Task: Pictures are not part of the copy. Retype the lines from the first one through the line that contains "ctx.strokeRect(a.left, a.top, a.right".

Data for the task:
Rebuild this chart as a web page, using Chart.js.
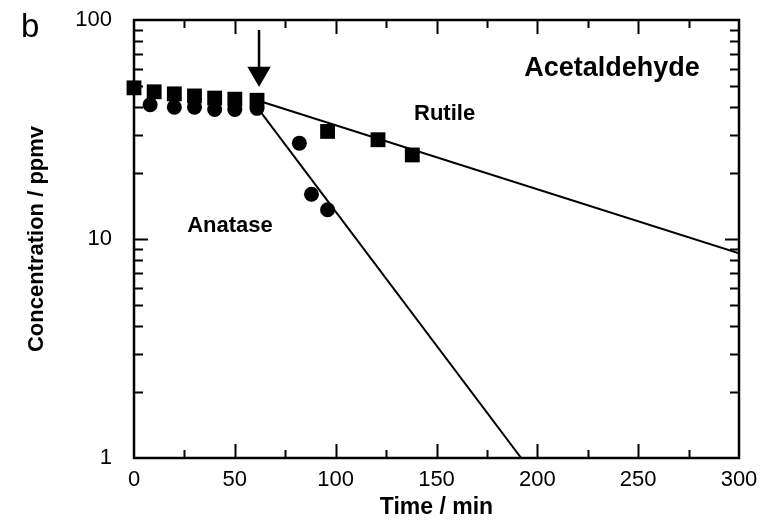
<!DOCTYPE html>
<html>
<head>
<meta charset="utf-8">
<script src="https://cdn.jsdelivr.net/npm/chart.js@4/dist/chart.umd.min.js"></script>
<style>
  html, body { margin: 0; padding: 0; background: #fff; }
  #wrap { width: 774px; height: 521px; }
</style>
</head>
<body>
<div id="wrap"><canvas id="chart" width="774" height="521"></canvas></div>
<script>
// measured points (time in min, concentration in ppmv)
const timeRutile = [0, 10, 20, 30, 40, 50, 61, 96, 121, 138];
const concRutile = [49, 47, 46, 45, 44, 43.5, 43, 31, 28.4, 24.2];

const timeAnatase = [8, 20, 30, 40, 50, 61, 82, 88, 96];
const concAnatase = [41, 40, 40, 39, 39, 39.5, 27.4, 16, 13.6];

// fitted first-order decay lines
const fitRutileX = [61, 300];
const fitRutileY = [43, 8.6];
const fitAnataseX = [61, 192];
const fitAnataseY = [40, 1];

// arrow marking light on
const arrowX = [62, 62];
const arrowY = [90, 57];

// axes
const xTicks = [0, 50, 100, 150, 200, 250, 300];
const yTicks = [1, 10, 100];

const toXY = (xs, ys) => xs.map((x, i) => ({ x: x, y: ys[i] }));

const FONT = "'Liberation Sans', Arial, Helvetica, sans-serif";

// frame, inward ticks and text labels
const framePlugin = {
  id: 'frame',
  afterDraw(chart) {
    const { ctx, chartArea: a, scales } = chart;
    const xs = scales.x, ys = scales.y;
    ctx.save();
    ctx.strokeStyle = '#000';
    ctx.lineWidth = 2;
    ctx.beginPath();
    for (let t = 25; t < 300; t += 25) {
      const px = Math.round(xs.getPixelForValue(t)) + 0.5;
      const len = t % 50 === 0 ? 14 : 8;
      ctx.moveTo(px, a.bottom); ctx.lineTo(px, a.bottom - len);
      ctx.moveTo(px, a.top); ctx.lineTo(px, a.top + len);
    }
    for (let d = 1; d < 100; d *= 10) {
      for (let m = 1; m <= 9; m++) {
        const v = d * m;
        if (v === 1) continue;
        const py = Math.round(ys.getPixelForValue(v)) + 0.5;
        const len = m === 1 ? 14 : 9;
        ctx.moveTo(a.left, py); ctx.lineTo(a.left + len, py);
        ctx.moveTo(a.right, py); ctx.lineTo(a.right - len, py);
      }
    }
    ctx.stroke();
    ctx.lineWidth = 2.5;
    ctx.strokeRect(a.left, a.top, a.right - a.left, a.bottom - a.top);

    ctx.fillStyle = '#000';
    ctx.textBaseline = 'middle';
    ctx.textAlign = 'center';
    ctx.font = 'bold 27px ' + FONT;
    ctx.fillText('Acetaldehyde', xs.getPixelForValue(237), ys.getPixelForValue(60));
    ctx.font = 'bold 22px ' + FONT;
    ctx.fillText('Rutile', xs.getPixelForValue(154), ys.getPixelForValue(37.3));
    ctx.fillText('Anatase', xs.getPixelForValue(47.6), ys.getPixelForValue(11.5));
    ctx.textAlign = 'left';
    ctx.textBaseline = 'alphabetic';
    ctx.font = '33px ' + FONT;
    ctx.fillText('b', 21, 37);
    ctx.restore();
  }
};

new Chart(document.getElementById('chart'), {
  type: 'scatter',
  data: {
    datasets: [
      {
        label: 'Rutile',
        data: toXY(timeRutile, concRutile),
        pointStyle: 'rect',
        pointRadius: 10.5,
        backgroundColor: '#000',
        borderColor: '#000',
        borderWidth: 0,
        clip: false
      },
      {
        label: 'Anatase',
        data: toXY(timeAnatase, concAnatase),
        pointStyle: 'circle',
        pointRadius: 7.5,
        backgroundColor: '#000',
        borderColor: '#000',
        borderWidth: 0,
        clip: false
      },
      {
        type: 'line',
        label: 'Rutile fit',
        data: toXY(fitRutileX, fitRutileY),
        borderColor: '#000',
        borderWidth: 2,
        pointRadius: 0
      },
      {
        type: 'line',
        label: 'Anatase fit',
        data: toXY(fitAnataseX, fitAnataseY),
        borderColor: '#000',
        borderWidth: 2,
        pointRadius: 0
      },
      {
        type: 'line',
        label: 'arrow',
        data: toXY(arrowX, arrowY),
        borderColor: '#000',
        borderWidth: 2.5,
        pointRadius: [0, 11],
        pointStyle: 'triangle',
        rotation: 180,
        backgroundColor: '#000'
      }
    ]
  },
  options: {
    responsive: false,
    animation: false,
    events: [],
    layout: { padding: { left: 0, top: 20, right: 35, bottom: 0 } },
    plugins: { legend: { display: false }, tooltip: { enabled: false } },
    scales: {
      x: {
        type: 'linear',
        min: 0,
        max: 300,
        afterFit: s => { s.height = 63; s.paddingLeft = 0; s.paddingRight = 0; },
        afterBuildTicks: s => { s.ticks = xTicks.map(v => ({ value: v })); },
        grid: { display: false, drawTicks: false },
        border: { display: false },
        ticks: { color: '#000', padding: 9, maxRotation: 0, font: { family: FONT, size: 22 } },
        title: {
          display: true,
          text: 'Time / min',
          color: '#000',
          font: { family: FONT, size: 23, weight: 'bold' },
          padding: { top: 0, bottom: 0 }
        }
      },
      y: {
        type: 'logarithmic',
        min: 1,
        max: 100,
        afterFit: s => { s.width = 134; s.paddingTop = 0; s.paddingBottom = 0; },
        afterBuildTicks: s => { s.ticks = yTicks.map(v => ({ value: v })); },
        grid: { display: false, drawTicks: false },
        border: { display: false },
        ticks: { color: '#000', padding: 22, font: { family: FONT, size: 22 }, callback: v => String(v) },
        title: {
          display: true,
          text: 'Concentration / ppmv',
          color: '#000',
          font: { family: FONT, size: 22, weight: 'bold' },
          padding: { top: 24, bottom: 0 }
        }
      }
    }
  },
  plugins: [framePlugin]
});
</script>
</body>
</html>
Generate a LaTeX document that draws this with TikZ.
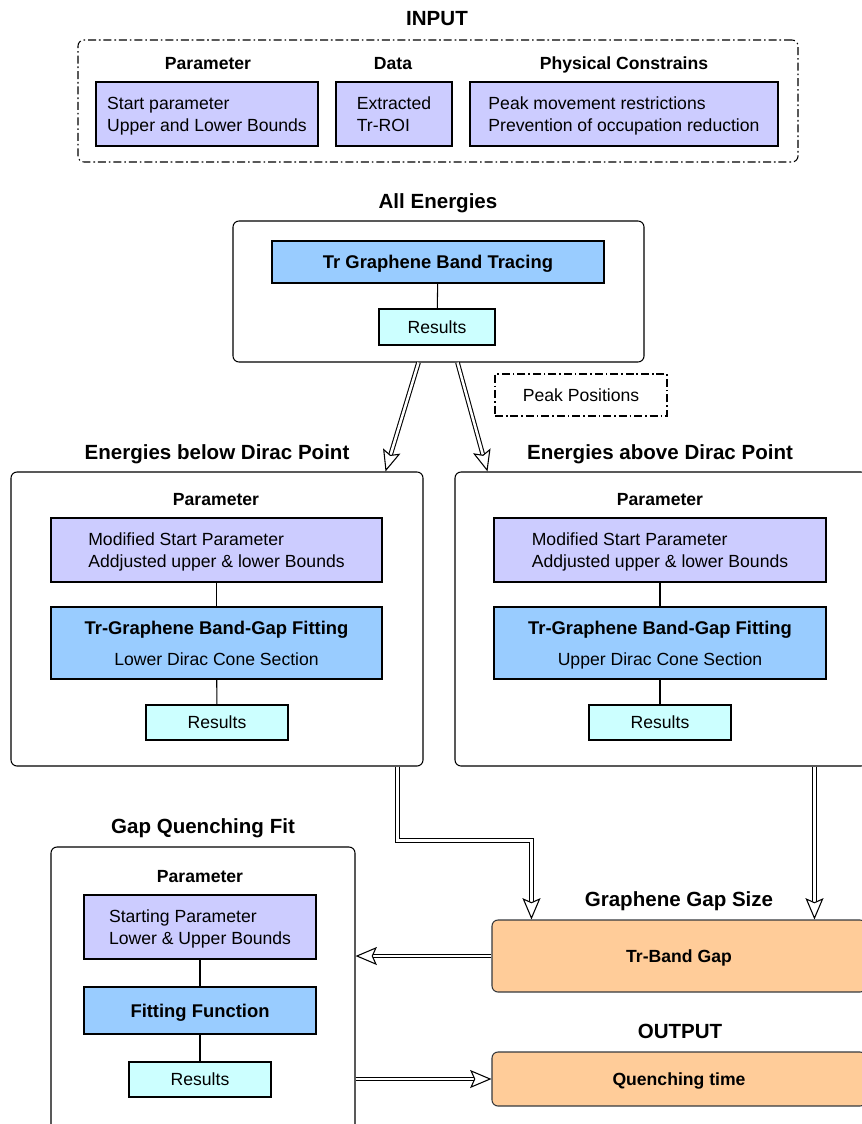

Right answer:
Rebuild this chart as a web page, using Chart.js.
<!DOCTYPE html>
<html>
<head>
<meta charset="utf-8">
<script src="https://cdn.jsdelivr.net/npm/chart.js@4/dist/chart.umd.min.js"></script>
<style>
  html, body { margin: 0; padding: 0; background: #fff; }
  #wrap { width: 774px; height: 521px; }
</style>
</head>
<body>
<div id="wrap"><canvas id="chart" width="774" height="521"></canvas></div>
<script>
// measured points (time in min, concentration in ppmv)
const timeRutile = [0, 10, 20, 30, 40, 50, 61, 96, 121, 138];
const concRutile = [49, 47, 46, 45, 44, 43.5, 43, 31, 28.4, 24.2];

const timeAnatase = [8, 20, 30, 40, 50, 61, 82, 88, 96];
const concAnatase = [41, 40, 40, 39, 39, 39.5, 27.4, 16, 13.6];

// fitted first-order decay lines
const fitRutileX = [61, 300];
const fitRutileY = [43, 8.6];
const fitAnataseX = [61, 192];
const fitAnataseY = [40, 1];

// arrow marking light on
const arrowX = [62, 62];
const arrowY = [90, 57];

// axes
const xTicks = [0, 50, 100, 150, 200, 250, 300];
const yTicks = [1, 10, 100];

const toXY = (xs, ys) => xs.map((x, i) => ({ x: x, y: ys[i] }));

const FONT = "'Liberation Sans', Arial, Helvetica, sans-serif";

// frame, inward ticks and text labels
const framePlugin = {
  id: 'frame',
  afterDraw(chart) {
    const { ctx, chartArea: a, scales } = chart;
    const xs = scales.x, ys = scales.y;
    ctx.save();
    ctx.strokeStyle = '#000';
    ctx.lineWidth = 2;
    ctx.beginPath();
    for (let t = 25; t < 300; t += 25) {
      const px = Math.round(xs.getPixelForValue(t)) + 0.5;
      const len = t % 50 === 0 ? 14 : 8;
      ctx.moveTo(px, a.bottom); ctx.lineTo(px, a.bottom - len);
      ctx.moveTo(px, a.top); ctx.lineTo(px, a.top + len);
    }
    for (let d = 1; d < 100; d *= 10) {
      for (let m = 1; m <= 9; m++) {
        const v = d * m;
        if (v === 1) continue;
        const py = Math.round(ys.getPixelForValue(v)) + 0.5;
        const len = m === 1 ? 14 : 9;
        ctx.moveTo(a.left, py); ctx.lineTo(a.left + len, py);
        ctx.moveTo(a.right, py); ctx.lineTo(a.right - len, py);
      }
    }
    ctx.stroke();
    ctx.lineWidth = 2.5;
    ctx.strokeRect(a.left, a.top, a.right - a.left, a.bottom - a.top);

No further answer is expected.